Tuesday, May 20, 2008

Some Tips For When Plane Goes Bye-Bye

Special thanks to JR for suggesting today's topic.

As a long-time business traveler, Etiquette Bitch has some tips for airline travel. If implemented, these suggestions will keep you from pissing off your fellow passengers, and make for a smoother, friendlier ride for everyone. These guidelines apply 24/7/365; ie, they are not seasonal.

  1. Cover your mouth. When you're on a plane, you're sharing trapped, recirculated air with 200 other people. Sneeze? Cough? Cover your mouth. (best way: sneeze or cough into your elbow. I know, you don't want your germs on your precious hands) Your fellow travelers don't want your effing germs. We have clients and families to visit; please don't spread your sickness.

  2. Even if you think "it's nothing" or "I just have allergies," cover your damn mouth.

  3. Teach your children to do #1 and #2.

  4. No taking off your shoes. We don't care if your feet swell or it's more comfortable. Cover your feet. We don't need (nor want to) smell your podiatric aroma. If you must, then please please for the love of god carry a pair of slipper socks with you and use 'em.

    And for the love of god, please don't do this while waiting :


    Yecch. We don't want to smell your feet on the airplane, or in the terminal, stinky.


One time, sitting in my usual aisle seat, the guy behind me not only took off his shoes, but then put his foot up on my armrest. I had to do a few bumps and comments to get him to move his feet. Disgusting. Funnier still, when a business writer asked me for stories of yucky air travel, I shared the above with her. Her email came back, "Oh, well, I've done that before." Yeah, I guess that's 'cause you're a rude bitch.

Any other travel rudeness you've experienced? Email me: etiquetteb@gmail.com

Friday, May 9, 2008

What does your living room look like?

What pisses you off the most when you go to the movies?

The outlandish prices of tickets and snacks? The insane length and amount of trailers you must endure? The tortuous commercials? (I paid to come to a movie, and now you're advertising to me?)

Or is it the boors in the theater who think that a movie theater is their own fucking living room? (Note: this may be you.I know, you think you're an angel at the Landmark; you're not. Please keep reading.) They talk throughout the movie, never daring to lower their voices to a minimal whisper, and/or talk incessantly.

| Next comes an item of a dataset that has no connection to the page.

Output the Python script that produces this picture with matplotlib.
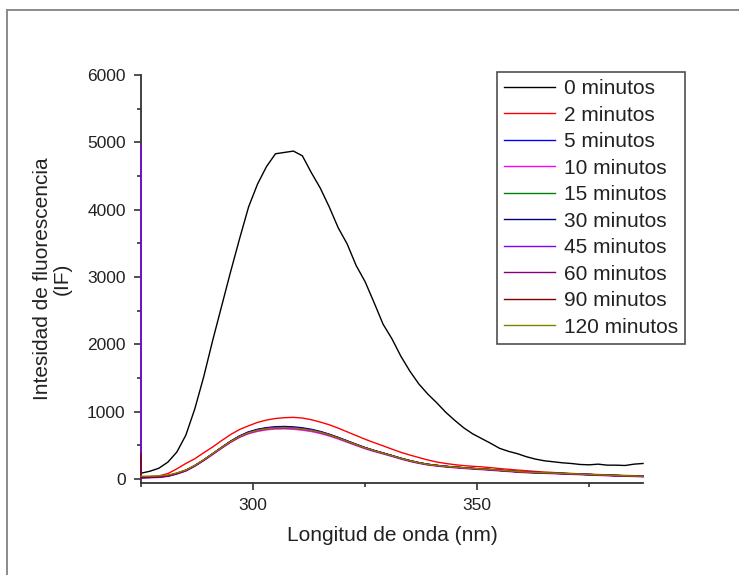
import matplotlib
matplotlib.use("Agg")
import matplotlib.pyplot as plt
from matplotlib.lines import Line2D
import numpy as np

plt.rcParams['font.family'] = ['Liberation Sans', 'DejaVu Sans']

# ---------------- data ----------------
wavelength = list(range(275, 388, 2))  # 275 ... 387 nm

labels = ["0 minutos", "2 minutos", "5 minutos", "10 minutos", "15 minutos",
          "30 minutos", "45 minutos", "60 minutos", "90 minutos", "120 minutos"]
colors = ["#000000", "#FF0000", "#0000FF", "#FF00FF", "#008000",
          "#000080", "#8000FF", "#800080", "#800000", "#808000"]

if_0 = [85, 115, 160, 250, 400, 650, 1040, 1520, 2060, 2570, 3080, 3570, 4040, 4380,
        4640, 4830, 4850, 4870, 4800, 4550, 4320, 4040, 3730, 3490, 3170, 2930, 2620,
        2300, 2080, 1820, 1600, 1410, 1260, 1130, 990, 870, 760, 670, 600, 530, 455,
        410, 375, 330, 295, 270, 255, 240, 230, 215, 210, 220, 205, 205, 200, 220, 230]
if_2 = [30, 35, 45, 80, 150, 230, 300, 390, 475, 570, 660, 735, 790, 840, 875, 898,
        910, 915, 905, 880, 845, 805, 755, 700, 645, 590, 540, 492, 443, 395, 355, 318,
        282, 252, 230, 212, 198, 188, 180, 168, 155, 143, 132, 122, 112, 103, 96, 88,
        82, 76, 71, 66, 62, 57, 52, 49, 46]
if_5 = [20, 24, 30, 44, 78, 122, 192, 278, 372, 468, 560, 640, 700, 738, 762, 776,
        780, 774, 760, 738, 706, 665, 618, 566, 515, 466, 424, 386, 347, 307, 272, 242,
        218, 201, 187, 176, 166, 156, 148, 139, 129, 119, 109, 101, 96, 91, 86, 81, 76,
        71, 66, 61, 56, 51, 47, 43, 39]
if_10 = [15, 18, 22, 38, 72, 118, 188, 272, 362, 455, 543, 617, 672, 707, 730, 742,
         745, 738, 725, 705, 676, 638, 594, 545, 496, 449, 408, 372, 334, 295, 260, 231,
         207, 191, 177, 166, 156, 146, 138, 129, 119, 110, 100, 92, 87, 83, 78, 73, 68,
         63, 58, 53, 48, 44, 40, 36, 33]
if_15 = [22, 26, 31, 46, 80, 126, 196, 281, 373, 466, 556, 631, 689, 726, 750, 762,
         765, 758, 745, 725, 695, 656, 611, 561, 511, 463, 421, 384, 346, 306, 271, 241,
         217, 201, 187, 176, 166, 156, 148, 139, 129, 119, 109, 101, 96, 91, 87, 82, 77,
         71, 66, 61, 56, 51, 47, 43, 39]
if_30 = [20, 24, 30, 45, 82, 128, 198, 283, 376, 470, 561, 637, 696, 733, 757, 769,
         772, 765, 752, 731, 700, 660, 614, 564, 513, 465, 422, 385, 347, 307, 272, 242,
         217, 201, 187, 176, 166, 156, 148, 139, 129, 119, 109, 101, 96, 91, 86, 81, 76,
         71, 66, 61, 56, 51, 47, 43, 39]
if_45 = [20, 22, 28, 43, 78, 124, 194, 279, 370, 463, 553, 628, 686, 722, 746, 758,
         762, 755, 742, 722, 692, 653, 608, 558, 508, 460, 418, 381, 343, 303, 268, 238,
         214, 198, 184, 173, 163, 153, 145, 136, 126, 116, 106, 98, 93, 88, 84, 79, 74,
         68, 63, 58, 53, 48, 44, 40, 36]
if_60 = [21, 25, 31, 46, 81, 127, 197, 282, 374, 467, 557, 632, 690, 726, 750, 761,
         765, 758, 745, 725, 695, 656, 611, 561, 511, 463, 421, 384, 346, 306, 271, 241,
         217, 201, 187, 176, 166, 156, 148, 139, 129, 119, 109, 101, 96, 91, 87, 82, 77,
         71, 66, 61, 56, 51, 47, 43, 39]
if_90 = [25, 28, 34, 48, 84, 130, 199, 283, 374, 466, 556, 630, 688, 724, 748, 759,
         763, 757, 744, 724, 694, 655, 610, 560, 510, 462, 420, 383, 345, 305, 270, 240,
         216, 200, 186, 175, 165, 155, 147, 138, 128, 118, 108, 100, 95, 90, 86, 81, 76,
         70, 65, 60, 55, 50, 46, 42, 38]
if_120 = [40, 42, 45, 58, 90, 133, 200, 284, 374, 466, 555, 629, 686, 722, 746, 757,
          761, 754, 741, 721, 692, 653, 608, 558, 508, 460, 419, 382, 344, 305, 270, 240,
          216, 200, 186, 175, 165, 156, 148, 139, 129, 120, 110, 102, 97, 92, 88, 83, 78,
          72, 67, 62, 57, 52, 48, 44, 40]

# first recorded reading (spike at the start of the scan)
start_wl = 275
start_45 = 4950
start_90 = 380

series = [if_0, if_2, if_5, if_10, if_15, if_30, if_45, if_60, if_90, if_120]
start_points = {6: start_45, 8: start_90}

x_ticks_major = [300, 350]
x_ticks_minor = [275, 325, 375]
y_ticks_major = [0, 1000, 2000, 3000, 4000, 5000, 6000]
y_ticks_minor = [500, 1500, 2500, 3500, 4500, 5500]

# ---------------- figure ----------------
W, H = 739, 575
fig = plt.figure(figsize=(W / 100, H / 100), dpi=100)
fig.patch.set_facecolor('white')

# outer frame (gray)
fig.add_artist(Line2D([7 / W, 1.0], [1 - 10 / H, 1 - 10 / H], transform=fig.transFigure,
                      color='#8a8a8a', lw=1.4))
fig.add_artist(Line2D([7 / W, 7 / W], [0.0, 1 - 10 / H], transform=fig.transFigure,
                      color='#8a8a8a', lw=1.4))

ax_l, ax_r, ax_t, ax_b = 141, 643, 75, 483
ax = fig.add_axes([ax_l / W, 1 - ax_b / H, (ax_r - ax_l) / W, (ax_b - ax_t) / H])

for i, (vals, lab, col) in enumerate(zip(series, labels, colors)):
    xs = list(wavelength)
    ys = list(vals)
    if i in start_points:
        xs = [start_wl] + xs
        ys = [start_points[i]] + ys
    ax.plot(xs, ys, color=col, lw=1.0, label=lab, zorder=3 + i * 0.01,
            clip_on=False)

ax.set_xlim(275, 387)
ax.set_ylim(-60, 6000)

ax.set_xticks(x_ticks_major)
ax.set_xticks(x_ticks_minor, minor=True)
ax.set_yticks(y_ticks_major)
ax.set_yticks(y_ticks_minor, minor=True)

for s in ['top', 'right']:
    ax.spines[s].set_visible(False)
for s in ['left', 'bottom']:
    ax.spines[s].set_color('#333333')
    ax.spines[s].set_linewidth(1.3)
    ax.spines[s].set_zorder(2)

ax.tick_params(axis='both', which='major', direction='out', length=5, width=1.2,
               color='#333333', labelsize=12.5, labelcolor='#222222', pad=6)
ax.tick_params(axis='both', which='minor', direction='out', length=3, width=1.2,
               color='#333333')

ax.set_xlabel("Longitud de onda (nm)", fontsize=15, color='#222222')
ax.set_ylabel("Intesidad de fluorescencia\n(IF)", fontsize=15, color='#222222',
              linespacing=1.1)
ax.xaxis.set_label_coords(0.5, -0.105)
ax.yaxis.set_label_coords(-0.137, 0.5)

leg = ax.legend(loc='upper left', bbox_to_anchor=(497 / W, 1 - 72 / H),
                bbox_transform=fig.transFigure, fontsize=15, frameon=True,
                fancybox=False, shadow=False, borderpad=0.35, labelspacing=0.36,
                handlelength=2.45, handletextpad=0.4, borderaxespad=0)
leg.get_frame().set_edgecolor('#222222')
leg.get_frame().set_linewidth(1.2)
leg.set_zorder(10)
for t in leg.get_texts():
    t.set_color('#222222')

fig.savefig("out.png", dpi=100, facecolor='white')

The respectful thing to do when watching any performance-- live or filmed -- is to keep quiet. There's nothing wrong with an occasional, softly-whispered "What did he say?" But other than that, folks of all ages, keep the chatter to a bare, bare, minimum. Non-existent is best.

And I do say "folks of all ages" because, kind of like the creeps you see on "Dateline: To Catch A Predator," you can't classify these loud morons. They come in all shapes, sizes, and ages. My two worst:

  1. A Thursday night 2 summers ago, "Little Miss Sunshine," Landmark Century Cinema. You figure a weekday night crowd will be more tolerable than a Friday or Saturday night. You think wrong.

    Seated to my right was an elderly couple, as old as my grandparents. This was the generation that had manners, right? "The Greatest Generation," as Tom Brokaw would say. Well, from my 101 minute experience, these two were The Rudest Generation.

    They talked through the whole damn movie in what I would call the "water cooler voice." Not quiet at all. And what's worse, the husband was a "predictor." He would announce his guess on what would happen next to the whole audience.
    (Spoiler Alert--Plot Points of "LMS" coming up)
    For instance:

    • "Oh, he's going to take the moped and go to Albuquerque."
    • "She's going to ask him about the suicide."
    • "They're going to sneak the body out the window."


    Their yakking was only compounded by the moment when everything comes together in the movie, and Gramma and Grampa Rude decided to open their plastic grocery bag and debate over which 100-calorie snack pack they should eat.

  2. During that awful turd that Judd Apatow dropped, "Movie About Fat, Ugly, Abusive Asshole who Knocks Up Lame Chick, and Yet She Loves Him," Davis Theater, god knows when.

    Forgettable movie, unforgettable assholes seated next to me. Said assholes were a couple in their late 20s- mid30s. Every moment on the screen was punctuated by one Rude Lovebird sharing thoughts with the other Rude Lovebird, who would then continue stream of consciousness. Example:

    Girl: [stoner character walks into frame] "That guy looks just like Dave!"
    Guy: "I know!" [they giggle to each other] "Wouldn't it be funny if Dave wore shorts like that?"
    Girl: "I know, we should ask him if he's seen this movie."
    [2 seconds of silence pass, then:]
    Guy: "Hey, should we call Dave and go out tomorrow?"
    Girl: "Yeah, maybe, but we should see if Darcy wants to go with us?"
    Guy: "Yeah, that would be cool."
    Etiquette Bitch [leaning over and touching Rude Girl's arm]:
    "I'm sorry, please stop talking."


    Girl made a snotty face, but it sure as hell shut them up for the rest of that turd. Granted, it was a sucky movie, but I paid to hear the movie, not your rude ass yap away all night.

    A movie theater -- hell, any public venue -- is not your living room. Look at your living room some time--and note how it does not resemble a movie theater. When you're in your living room, yak away.

    Are you in a movie theater? Is it dark? Is a movie playing on the screen? If "yes" to any, shut the fuck up.